第35話 破れそうな胸の痛みと新たな壁⑧
財前先生は付き添い用のスツールに腰を下ろした。
「分かりやすく単刀直入に説明すると、今の桃子ちゃんの心臓の状態なら、性行為自体は可能よ。ただ行為の途中で心不全が起きる可能性もある。不整脈はいつ起こってもおかしくないから、その点はちゃんと理解してて貰いたい」
「……はい」
「それから、将来、妊娠を希望する場合、出産までのリスクが高くなる。妊娠自体は問題なくても、妊娠を維持する方が何倍も大変だと思う」
「……」
「今は医学が進んでいいお薬も出てるから、胎児と母体の両方の状態を維持しつつ、できるだけ心臓の負担が少ないタイミングでの出産が望ましい」
「じゃあ、出産も可能なんですか?」
「無理だとは言わないけれど、かなりのリスクがあるからね」
「……はい」
「妊娠すると、今より血流量が増えるから、心臓に負担がかかるの。それを維持しつつ、胎児へしっかりと栄養を届けなければ胎児の成長は困難になる」
「……」
「出産方法だけど、自然分娩が無理だとは言わないけど、できれば帝王切開が望ましい。いきむことで胎児にも心臓にも負担がかかるから、無事に出産を終えるには、帝王切開の方がリスクが何倍も少ない」
「……分かりました」
先生の説明はいつ聞いても分かりやすい。
「彼のこと、好きなのね」
「……はい」
「どういう男の子なの?」
「幼馴染の子で、空手をしてます」
「あっ、もしかして、今日空手の試合を観てって、その彼の試合だったの?」
「……はい。試合中に反則技貰って、倒れてしまって……」
「それじゃあ、驚いても仕方ないか」
診察の際に、不調になった原因を聞かれたから、『空手の試合を観て』と伝えたのだ。
「先生がいい事、教えてあげる」
「はい?」
財前先生はベッドに横たわる私に、そっと耳打ちしてくれた。
**
「桃子っ」
「え、何でいるの?」
「部活終わって家に行ったら、まだ病院だって聞いたから」
「君が彼氏くんかな?」
「……はい」
「初めまして、桃子ちゃんの主治医の財前です。桃子ちゃんから君のことを今聞いてたところなの」
「え、俺の?」
「今日、試合だったんだって?」
「あぁはい、練習試合ですけど。桃子の具合大丈夫なんですか?」
「えぇ、大丈夫よ」
「……よかったぁ~~」
「そりゃあ、心配したわよね」
先生もビックリするほど大きな安堵の溜息を吐いた匠刀。
点滴が刺さる手がそっと握られる。
「お母さんも戻って来たことだから、私は医局に戻るわね。桃子ちゃん、また次の検診の時に」
「はい」
「お大事にね」
「先生、ありがとうございました」
「おばさん、俺も」
「もう帰るの?」
「桃子の顔を見れたんで」
「……そう?」
「桃子、また夜に電話する」
「ん」
父親への電話を終え戻って来た母親が、財前先生に御礼を言う。
私はというと、匠刀の手をぎゅっと握り返して、『もう大丈夫だよ』と伝える。
すると、頭を一撫でされた。
ジョギングの時のように颯爽とその場を後にする匠刀。
そんな彼の後ろ姿をカーテンの隙間から見つめていると。
医局へと戻る財前先生に声をかけたようで、入口ドア付近で2人で話しているのが見える。

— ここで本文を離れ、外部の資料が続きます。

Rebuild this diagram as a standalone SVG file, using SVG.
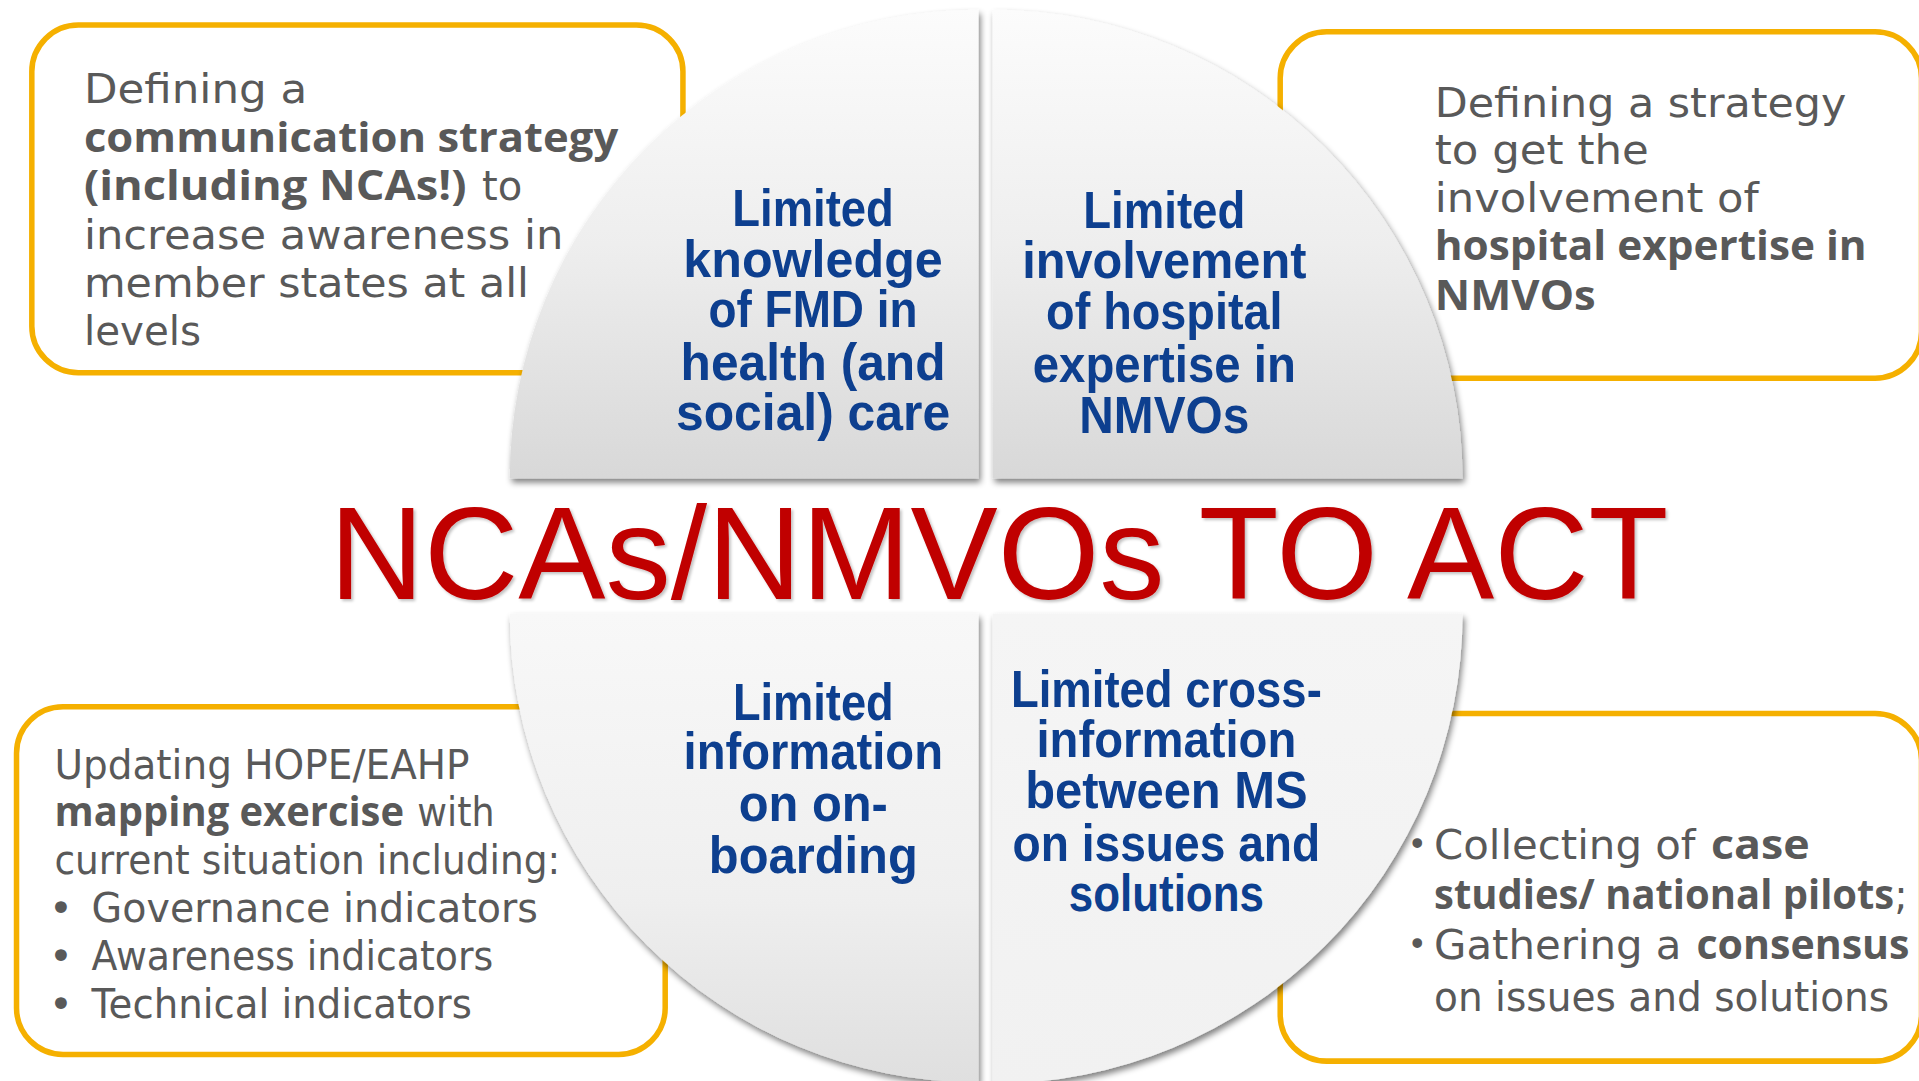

小さく何度か頷いた先生が、チラッとこちらに一瞬視線を寄こした。
そして、匠刀と先生は救急外来室の外へと行ってしまった。
きっと匠刀のことだから、安心出来ずに質問でもしてるのだろう。
それか、お礼でも言っているのか。
本当に私のことになると、周りが極端に見えなくなるんだから。
「桃子、点滴が終わったら帰っていいって」
「うん」
桃子は残り僅かな点滴を見上げ、漸くホッと安堵した。